Like any other financial instrument, a title loan should be carefully considered before applying.
Benefits:
Easy to get approved: Because your vehicle serves as collateral for the loan, being approved for a car title loan is much simpler than getting approved for other types of loans. Not to mention that you are allowed to continue using your vehicle while making the loan’s payments.
Without any credit check: Title loans are typically approved without a credit check. If you need to borrow money, have tried every other option that’s open to you, and don’t have a good credit score to qualify for a standard loan, then applying for a loan like this is an option.
Instant approval and availability of funds: It won’t take the lenders more than a few minutes to go at your application and the vehicle you want to use as collateral because there won’t be a credit check. After your application has been reviewed and accepted, you may receive the funds practically immediately or within few days at the most.
Drawbacks:
Assets are at risk: Taking out a car title loan might leave you in a terrible position, forcing you to choose between continuing to accrue massive debt and losing your vehicle. Don’t let title loans drag you down and pay on time.
Service charges and rates too high: The interest, financing costs, and other expenses associated with title loans can lead to an APR exceeding 300% or more. All these fees will end up harming your ability to pay your loan.
Repayment terms are too short: The average loan term for a title loan is 15-30 days. Traditional loans, on the other hand, have repayment durations that might range from 6 – 12 months.
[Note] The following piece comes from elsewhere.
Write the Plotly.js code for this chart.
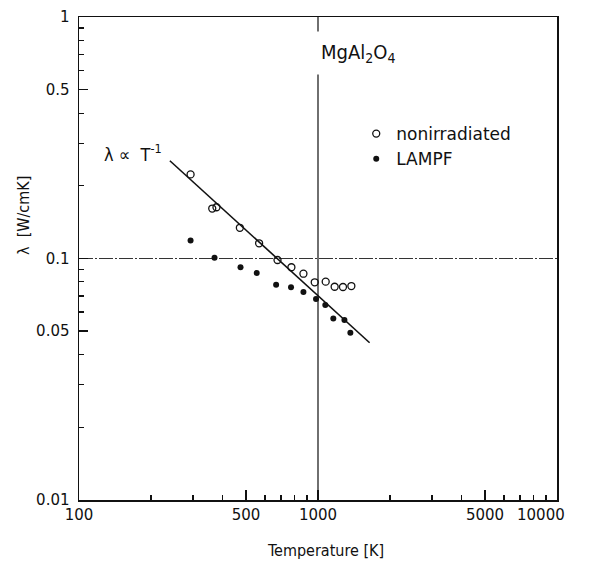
<!DOCTYPE html>
<html>
<head>
<meta charset="utf-8">
<script src="https://cdn.plot.ly/plotly-3.0.1.min.js"></script>
<style>html,body{margin:0;padding:0;background:#fff;}#chart{width:591px;height:573px;}</style>
</head>
<body>
<div id="chart"></div>
<script>
// Nonirradiated (open circles)
const nonirrT = [293, 361, 376, 471, 567, 677, 774, 869, 969, 1077, 1174, 1272, 1379];
const nonirrL = [0.223, 0.161, 0.163, 0.134, 0.1156, 0.0986, 0.092, 0.0865, 0.0797, 0.0802, 0.0764, 0.0762, 0.0769];
// LAMPF irradiated (filled circles)
const lampfT = [293, 369, 474, 554, 668, 771, 869, 981, 1073, 1159, 1290, 1366];
const lampfL = [0.1186, 0.1008, 0.092, 0.0871, 0.0779, 0.076, 0.0727, 0.068, 0.0642, 0.0565, 0.0556, 0.0493];
// lambda ~ 1/T guide line (end points)
const fitT = [240, 1644];
const fitL = [0.254, 0.0448];

const xTickVals = [100, 500, 1000, 5000, 10000];
const xTickText = ['100', '500', '1000', '5000', '10000'];
const yTickVals = [0.01, 0.05, 0.1, 0.5, 1];
const yTickText = ['0.01', '0.05', '0.1', '0.5', '1'];
const refX = 1000;
const refY = 0.1;

const FONT = '"DejaVu Sans", sans-serif';
const FONTC = '"DejaVu Sans Condensed", "DejaVu Sans", sans-serif';

// last x label is drawn shifted left (as in the original) via an annotation
const xTickTextShown = xTickText.map((t, i) => i === xTickText.length - 1 ? '' : t);

const traces = [
  {
    x: fitT, y: fitL, mode: 'lines', type: 'scatter',
    line: {color: '#111', width: 1.6}, showlegend: false, hoverinfo: 'skip'
  },
  {
    x: nonirrT, y: nonirrL, mode: 'markers', type: 'scatter', name: 'nonirradiated',
    marker: {symbol: 'circle-open', size: 7, color: '#111', line: {width: 1.3, color: '#111'}}
  },
  {
    x: lampfT, y: lampfL, mode: 'markers', type: 'scatter', name: 'LAMPF',
    marker: {symbol: 'circle', size: 6, color: '#111'}
  }
];

const layout = {
  width: 591, height: 573,
  margin: {l: 79, r: 34, t: 17, b: 73},
  paper_bgcolor: '#fff', plot_bgcolor: '#fff',
  font: {family: FONT, color: '#111', size: 15},
  showlegend: true,
  legend: {
    x: 0.58, y: 0.795, xanchor: 'left', yanchor: 'top',
    bgcolor: 'rgba(0,0,0,0)', font: {size: 17, family: FONT},
    itemwidth: 30, tracegroupgap: 0
  },
  xaxis: {
    type: 'log', range: [2, 4],
    tickmode: 'array', tickvals: xTickVals, ticktext: xTickTextShown,
    ticks: 'inside', ticklen: 10, tickwidth: 1.5, tickcolor: '#111',
    showline: true, linecolor: '#111', linewidth: 1.5, mirror: true,
    showgrid: false, zeroline: false,
    tickfont: {size: 15, family: FONT},
    minor: {ticks: 'inside', ticklen: 5, tickwidth: 1.2, tickcolor: '#111', dtick: 'D1', showgrid: false}
  },
  yaxis: {
    type: 'log', range: [-2, 0],
    tickmode: 'array', tickvals: yTickVals, ticktext: yTickText,
    ticks: 'inside', ticklen: 9, tickwidth: 1.5, tickcolor: '#111',
    showline: true, linecolor: '#111', linewidth: 1.5, mirror: true,
    showgrid: false, zeroline: false, ticklabelstandoff: 5,
    tickfont: {size: 15, family: FONT},
    minor: {ticks: 'inside', ticklen: 5, tickwidth: 1.2, tickcolor: '#111', dtick: 'D1', showgrid: false}
  },
  shapes: [
    {type: 'line', xref: 'x', yref: 'paper', x0: refX, x1: refX, y0: 0, y1: 1, layer: 'below',
     line: {color: '#222', width: 1.3}},
    {type: 'line', xref: 'paper', yref: 'y', x0: 0, x1: 1, y0: refY, y1: refY, layer: 'below',
     line: {color: '#333', width: 1, dash: '14px,2px,2px,2px'}}
  ],
  annotations: [
    {text: 'MgAl<sub>2</sub>O<sub>4</sub>', xref: 'paper', yref: 'paper', x: (358 - 79) / 478, y: (500 - 53) / 483,
     xanchor: 'center', yanchor: 'middle', showarrow: false, bgcolor: '#fff', borderpad: 8,
     font: {size: 20, family: FONTC}},
    {text: 'λ ∝  T<sup>-1</sup>', xref: 'paper', yref: 'paper', x: (102 - 79) / 478, y: (500 - 153) / 483,
     xanchor: 'left', yanchor: 'middle', showarrow: false, font: {size: 18, family: FONTC}},
    {text: 'λ  [W/cmK]', xref: 'paper', yref: 'paper', x: (23 - 79) / 478, y: (500 - 216) / 483,
     xanchor: 'center', yanchor: 'middle', textangle: -90, showarrow: false, font: {size: 16, family: FONTC}},
    {text: 'Temperature [K]', xref: 'paper', yref: 'paper', x: (325 - 79) / 478, y: (500 - 550) / 483,
     xanchor: 'center', yanchor: 'middle', showarrow: false, font: {size: 16, family: FONTC}},
    {text: xTickText[xTickText.length - 1], xref: 'paper', yref: 'paper', x: (541 - 79) / 478, y: (500 - 515) / 483,
     xanchor: 'center', yanchor: 'middle', showarrow: false, font: {size: 15, family: FONT}}
  ]
};

Plotly.newPlot('chart', traces, layout, {displayModeBar: false, staticPlot: true});
</script>
</body>
</html>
It could be challenging to repay a loan with a high interest rate and a short repayment period of 15-30 days.
Risky debt trap: Over 50% of auto title loans, according to the Consumer Financial Protection Bureau, end up causing consumers financial hardship. Therefore, debtors are trapped in an endless cycle of taking out new loans to finish paying off the previous ones. It’s destructive and risky since it might leave people in debt for a long time after they borrow money.
Are There Other Options to Vehicle Title Loans?
Installment Loans
These loans are typically acquired through a credit union, online lender, or traditional bank and are unsecured. They can be used for practically any purpose, and many lenders provide funding on the same day of approval. If you have bad credit, you still may be able to get a personal loan.
Ask friends or family for money or a loan.
You can avoid paying exorbitant interest on a quick loan by borrowing money from relatives or friends instead and most likely with no interest rate.
Get a low-APR credit card.
You may still be eligible for a credit card with a low interest rate or at one with an APR that is far lower than the APR for a pawnshop loan even if your credit is poor right now.
Are Title Loans right for you?
Title loans allow you to get your hands on cash quickly, but they come with some major risks. Most borrowers end up paying back more in charges than they borrowed, and 1/3 of them wind up having their vehicles seized. Think carefully about all your borrowing alternatives before settling on a car title loan.